Straczynski proceeded to preview the title sequence of "The Lost Tles", which featured a new CGI rendition of the destruction of Babylon 5 upon its decommissioning, created by Zoic Studios, the special effects house that created effects for "Firefly" and "Battlestar Galactica", featuring the now-familiar Zoic-created image of debris flying into the camera. This was accompanied by a voiceover speech by G'Kar that served as an introduction to the story, and as a tribute to Andreas Katsulas.
Straczynski also mentioned the possibility of a Straight-to-DVD "Babylon 5" movie featuring the Psi-Corps and covering the Psychic War.
Apart from "Babylon 5", Straczynski continues to keep busy with other projects: he is working on "Changeling", which is schedule to be directed by Ron Howard and shot this summer. He is also adapting Max Brooks' novel "World War Z" into a feature for Paramount Studios.
Talking about "World War Z", which told the story of the war between humans and zombies in a series of interviews, years after the end of the war, Straczynski brought up the challenge of finding a protagonist for the story, since the book did not feature one, and he found a main character in the person of the journalist interviewing the survivors of the war.

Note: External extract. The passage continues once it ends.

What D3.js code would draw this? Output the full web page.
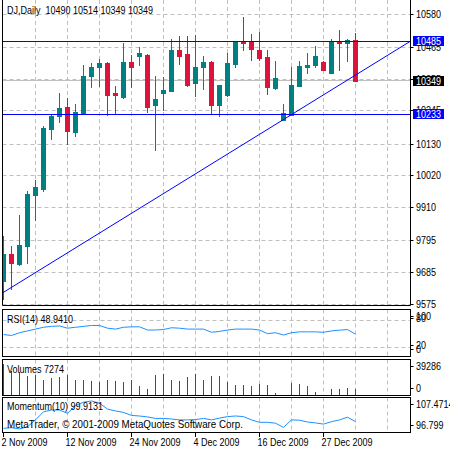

One bit of news that particularly excited the audience was that Sam Raimi has picked up Straczynski's comic series "Rising Stars." The script is underway and it is hoped that there would be a draft to take out in the Summer.
Straczynski noted that interested in "Rising Stars" has rekindled in the wake of the success of "Heroes", which is only fair since "Heroes" took off from "Rising Stars," so now "Rising Stars" can take off from "Heroes."
When asked about the cast, Straczynski opted to keep mum, but teased, "When you hear the names that are involved, you're gonna plutz!"